▶ **STATED GOAL**:
Copy all the data exactly, except the pictures.

▶ **EXTRACTED DATA**:
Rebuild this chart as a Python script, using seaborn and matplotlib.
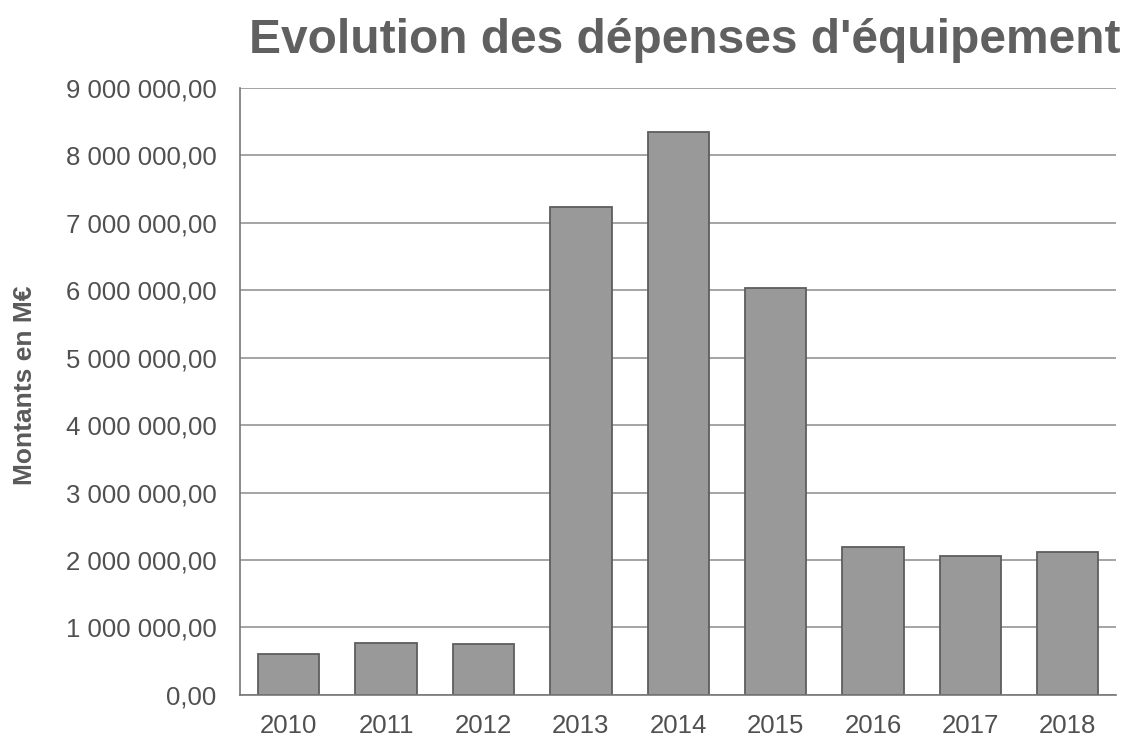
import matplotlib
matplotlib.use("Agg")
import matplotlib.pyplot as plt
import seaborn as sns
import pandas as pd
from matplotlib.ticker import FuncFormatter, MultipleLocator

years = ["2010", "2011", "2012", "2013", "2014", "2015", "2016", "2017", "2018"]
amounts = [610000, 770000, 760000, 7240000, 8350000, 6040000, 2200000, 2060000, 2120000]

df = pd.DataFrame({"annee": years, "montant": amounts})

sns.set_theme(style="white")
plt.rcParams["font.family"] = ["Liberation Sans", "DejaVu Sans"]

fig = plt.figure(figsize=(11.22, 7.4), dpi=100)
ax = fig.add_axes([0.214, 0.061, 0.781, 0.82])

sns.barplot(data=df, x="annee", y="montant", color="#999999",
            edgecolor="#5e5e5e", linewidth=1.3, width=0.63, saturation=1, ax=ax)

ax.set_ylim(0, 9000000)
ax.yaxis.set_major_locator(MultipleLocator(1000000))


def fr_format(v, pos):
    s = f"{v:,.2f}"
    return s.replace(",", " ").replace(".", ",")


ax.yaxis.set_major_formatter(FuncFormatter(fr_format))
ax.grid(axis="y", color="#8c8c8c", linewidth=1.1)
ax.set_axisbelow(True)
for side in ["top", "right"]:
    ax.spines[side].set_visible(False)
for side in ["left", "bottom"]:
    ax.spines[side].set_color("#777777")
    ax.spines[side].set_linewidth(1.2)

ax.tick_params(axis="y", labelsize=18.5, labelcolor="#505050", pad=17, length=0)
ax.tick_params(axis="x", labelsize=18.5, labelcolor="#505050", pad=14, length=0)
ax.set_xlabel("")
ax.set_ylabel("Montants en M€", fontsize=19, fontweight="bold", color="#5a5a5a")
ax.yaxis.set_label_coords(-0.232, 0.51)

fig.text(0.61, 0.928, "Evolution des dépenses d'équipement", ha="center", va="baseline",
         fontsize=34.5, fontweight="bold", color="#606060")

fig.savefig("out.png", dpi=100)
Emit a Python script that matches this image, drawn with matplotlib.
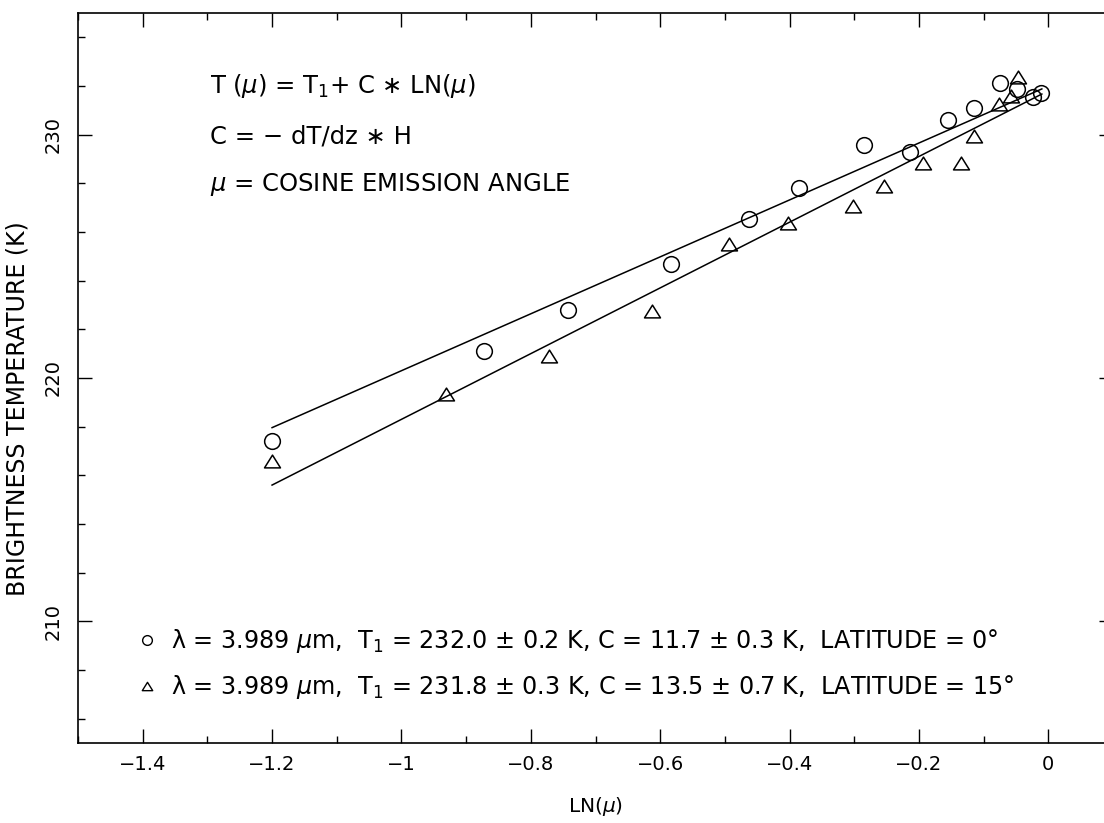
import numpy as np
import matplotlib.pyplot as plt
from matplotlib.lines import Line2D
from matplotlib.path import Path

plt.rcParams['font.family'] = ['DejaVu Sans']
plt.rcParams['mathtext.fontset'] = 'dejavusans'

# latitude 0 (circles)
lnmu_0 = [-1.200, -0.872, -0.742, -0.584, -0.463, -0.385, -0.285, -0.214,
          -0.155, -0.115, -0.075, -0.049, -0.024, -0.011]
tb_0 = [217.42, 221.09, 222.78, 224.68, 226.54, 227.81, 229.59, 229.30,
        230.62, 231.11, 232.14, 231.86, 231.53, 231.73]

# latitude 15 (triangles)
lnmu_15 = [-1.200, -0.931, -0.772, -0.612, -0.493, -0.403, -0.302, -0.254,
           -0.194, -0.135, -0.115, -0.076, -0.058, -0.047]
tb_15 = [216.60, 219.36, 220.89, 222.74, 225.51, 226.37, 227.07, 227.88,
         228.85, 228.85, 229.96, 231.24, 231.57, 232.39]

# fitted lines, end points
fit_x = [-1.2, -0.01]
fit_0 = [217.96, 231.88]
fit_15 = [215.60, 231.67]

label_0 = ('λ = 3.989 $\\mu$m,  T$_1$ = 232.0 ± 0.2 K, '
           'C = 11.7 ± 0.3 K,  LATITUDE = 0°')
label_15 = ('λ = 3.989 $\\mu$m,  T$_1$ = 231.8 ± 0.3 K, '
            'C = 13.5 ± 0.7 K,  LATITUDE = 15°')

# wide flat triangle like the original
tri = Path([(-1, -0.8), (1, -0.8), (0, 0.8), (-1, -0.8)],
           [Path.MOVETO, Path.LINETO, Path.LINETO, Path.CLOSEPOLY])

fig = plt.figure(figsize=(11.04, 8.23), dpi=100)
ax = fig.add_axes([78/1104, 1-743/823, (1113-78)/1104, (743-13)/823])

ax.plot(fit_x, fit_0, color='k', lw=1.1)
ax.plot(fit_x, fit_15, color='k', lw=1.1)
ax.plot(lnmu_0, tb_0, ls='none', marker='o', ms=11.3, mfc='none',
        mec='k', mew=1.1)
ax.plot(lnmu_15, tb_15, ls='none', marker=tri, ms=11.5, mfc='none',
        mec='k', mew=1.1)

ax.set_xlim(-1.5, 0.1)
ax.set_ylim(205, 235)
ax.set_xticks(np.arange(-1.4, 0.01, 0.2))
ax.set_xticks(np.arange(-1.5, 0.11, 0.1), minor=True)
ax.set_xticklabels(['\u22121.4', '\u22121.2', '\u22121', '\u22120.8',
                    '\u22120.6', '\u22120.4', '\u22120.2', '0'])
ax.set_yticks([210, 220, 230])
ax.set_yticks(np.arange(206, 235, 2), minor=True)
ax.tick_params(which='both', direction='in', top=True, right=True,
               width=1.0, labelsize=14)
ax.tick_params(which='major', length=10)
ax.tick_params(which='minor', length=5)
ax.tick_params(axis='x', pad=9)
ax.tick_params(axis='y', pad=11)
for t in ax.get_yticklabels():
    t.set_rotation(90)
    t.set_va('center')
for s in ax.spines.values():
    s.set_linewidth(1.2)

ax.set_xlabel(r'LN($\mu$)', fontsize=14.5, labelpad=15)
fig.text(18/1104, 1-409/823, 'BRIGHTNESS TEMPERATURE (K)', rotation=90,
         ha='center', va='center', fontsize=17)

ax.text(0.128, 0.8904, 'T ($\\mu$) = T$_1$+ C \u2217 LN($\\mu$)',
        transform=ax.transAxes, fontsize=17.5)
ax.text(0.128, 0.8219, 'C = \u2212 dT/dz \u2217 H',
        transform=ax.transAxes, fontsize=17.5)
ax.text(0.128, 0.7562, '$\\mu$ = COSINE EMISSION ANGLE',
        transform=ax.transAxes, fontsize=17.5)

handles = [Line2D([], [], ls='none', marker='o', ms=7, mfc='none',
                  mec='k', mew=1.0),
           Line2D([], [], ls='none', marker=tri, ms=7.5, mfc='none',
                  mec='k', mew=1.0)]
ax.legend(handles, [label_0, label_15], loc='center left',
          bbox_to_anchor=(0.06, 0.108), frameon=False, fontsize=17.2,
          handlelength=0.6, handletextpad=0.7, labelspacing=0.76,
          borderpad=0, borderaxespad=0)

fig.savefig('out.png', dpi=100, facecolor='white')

▶ **THE OUTPUT**:
Rebuild this chart as a Python script, using seaborn and matplotlib.
import matplotlib
matplotlib.use("Agg")
import matplotlib.pyplot as plt
import seaborn as sns
import pandas as pd
from matplotlib.ticker import FuncFormatter, MultipleLocator

years = ["2010", "2011", "2012", "2013", "2014", "2015", "2016", "2017", "2018"]
amounts = [610000, 770000, 760000, 7240000, 8350000, 6040000, 2200000, 2060000, 2120000]

df = pd.DataFrame({"annee": years, "montant": amounts})

sns.set_theme(style="white")
plt.rcParams["font.family"] = ["Liberation Sans", "DejaVu Sans"]

fig = plt.figure(figsize=(11.22, 7.4), dpi=100)
ax = fig.add_axes([0.214, 0.061, 0.781, 0.82])

sns.barplot(data=df, x="annee", y="montant", color="#999999",
            edgecolor="#5e5e5e", linewidth=1.3, width=0.63, saturation=1, ax=ax)

ax.set_ylim(0, 9000000)
ax.yaxis.set_major_locator(MultipleLocator(1000000))


def fr_format(v, pos):
    s = f"{v:,.2f}"
    return s.replace(",", " ").replace(".", ",")


ax.yaxis.set_major_formatter(FuncFormatter(fr_format))
ax.grid(axis="y", color="#8c8c8c", linewidth=1.1)
ax.set_axisbelow(True)
for side in ["top", "right"]:
    ax.spines[side].set_visible(False)
for side in ["left", "bottom"]:
    ax.spines[side].set_color("#777777")
    ax.spines[side].set_linewidth(1.2)

ax.tick_params(axis="y", labelsize=18.5, labelcolor="#505050", pad=17, length=0)
ax.tick_params(axis="x", labelsize=18.5, labelcolor="#505050", pad=14, length=0)
ax.set_xlabel("")
ax.set_ylabel("Montants en M€", fontsize=19, fontweight="bold", color="#5a5a5a")
ax.yaxis.set_label_coords(-0.232, 0.51)

fig.text(0.61, 0.928, "Evolution des dépenses d'équipement", ha="center", va="baseline",
         fontsize=34.5, fontweight="bold", color="#606060")

fig.savefig("out.png", dpi=100)
Emit a Python script that matches this image, drawn with matplotlib.
import numpy as np
import matplotlib.pyplot as plt
from matplotlib.lines import Line2D
from matplotlib.path import Path

plt.rcParams['font.family'] = ['DejaVu Sans']
plt.rcParams['mathtext.fontset'] = 'dejavusans'

# latitude 0 (circles)
lnmu_0 = [-1.200, -0.872, -0.742, -0.584, -0.463, -0.385, -0.285, -0.214,
          -0.155, -0.115, -0.075, -0.049, -0.024, -0.011]
tb_0 = [217.42, 221.09, 222.78, 224.68, 226.54, 227.81, 229.59, 229.30,
        230.62, 231.11, 232.14, 231.86, 231.53, 231.73]

# latitude 15 (triangles)
lnmu_15 = [-1.200, -0.931, -0.772, -0.612, -0.493, -0.403, -0.302, -0.254,
           -0.194, -0.135, -0.115, -0.076, -0.058, -0.047]
tb_15 = [216.60, 219.36, 220.89, 222.74, 225.51, 226.37, 227.07, 227.88,
         228.85, 228.85, 229.96, 231.24, 231.57, 232.39]

# fitted lines, end points
fit_x = [-1.2, -0.01]
fit_0 = [217.96, 231.88]
fit_15 = [215.60, 231.67]

label_0 = ('λ = 3.989 $\\mu$m,  T$_1$ = 232.0 ± 0.2 K, '
           'C = 11.7 ± 0.3 K,  LATITUDE = 0°')
label_15 = ('λ = 3.989 $\\mu$m,  T$_1$ = 231.8 ± 0.3 K, '
            'C = 13.5 ± 0.7 K,  LATITUDE = 15°')

# wide flat triangle like the original
tri = Path([(-1, -0.8), (1, -0.8), (0, 0.8), (-1, -0.8)],
           [Path.MOVETO, Path.LINETO, Path.LINETO, Path.CLOSEPOLY])

fig = plt.figure(figsize=(11.04, 8.23), dpi=100)
ax = fig.add_axes([78/1104, 1-743/823, (1113-78)/1104, (743-13)/823])

ax.plot(fit_x, fit_0, color='k', lw=1.1)
ax.plot(fit_x, fit_15, color='k', lw=1.1)
ax.plot(lnmu_0, tb_0, ls='none', marker='o', ms=11.3, mfc='none',
        mec='k', mew=1.1)
ax.plot(lnmu_15, tb_15, ls='none', marker=tri, ms=11.5, mfc='none',
        mec='k', mew=1.1)

ax.set_xlim(-1.5, 0.1)
ax.set_ylim(205, 235)
ax.set_xticks(np.arange(-1.4, 0.01, 0.2))
ax.set_xticks(np.arange(-1.5, 0.11, 0.1), minor=True)
ax.set_xticklabels(['\u22121.4', '\u22121.2', '\u22121', '\u22120.8',
                    '\u22120.6', '\u22120.4', '\u22120.2', '0'])
ax.set_yticks([210, 220, 230])
ax.set_yticks(np.arange(206, 235, 2), minor=True)
ax.tick_params(which='both', direction='in', top=True, right=True,
               width=1.0, labelsize=14)
ax.tick_params(which='major', length=10)
ax.tick_params(which='minor', length=5)
ax.tick_params(axis='x', pad=9)
ax.tick_params(axis='y', pad=11)
for t in ax.get_yticklabels():
    t.set_rotation(90)
    t.set_va('center')
for s in ax.spines.values():
    s.set_linewidth(1.2)

ax.set_xlabel(r'LN($\mu$)', fontsize=14.5, labelpad=15)
fig.text(18/1104, 1-409/823, 'BRIGHTNESS TEMPERATURE (K)', rotation=90,
         ha='center', va='center', fontsize=17)

ax.text(0.128, 0.8904, 'T ($\\mu$) = T$_1$+ C \u2217 LN($\\mu$)',
        transform=ax.transAxes, fontsize=17.5)
ax.text(0.128, 0.8219, 'C = \u2212 dT/dz \u2217 H',
        transform=ax.transAxes, fontsize=17.5)
ax.text(0.128, 0.7562, '$\\mu$ = COSINE EMISSION ANGLE',
        transform=ax.transAxes, fontsize=17.5)

handles = [Line2D([], [], ls='none', marker='o', ms=7, mfc='none',
                  mec='k', mew=1.0),
           Line2D([], [], ls='none', marker=tri, ms=7.5, mfc='none',
                  mec='k', mew=1.0)]
ax.legend(handles, [label_0, label_15], loc='center left',
          bbox_to_anchor=(0.06, 0.108), frameon=False, fontsize=17.2,
          handlelength=0.6, handletextpad=0.7, labelspacing=0.76,
          borderpad=0, borderaxespad=0)

fig.savefig('out.png', dpi=100, facecolor='white')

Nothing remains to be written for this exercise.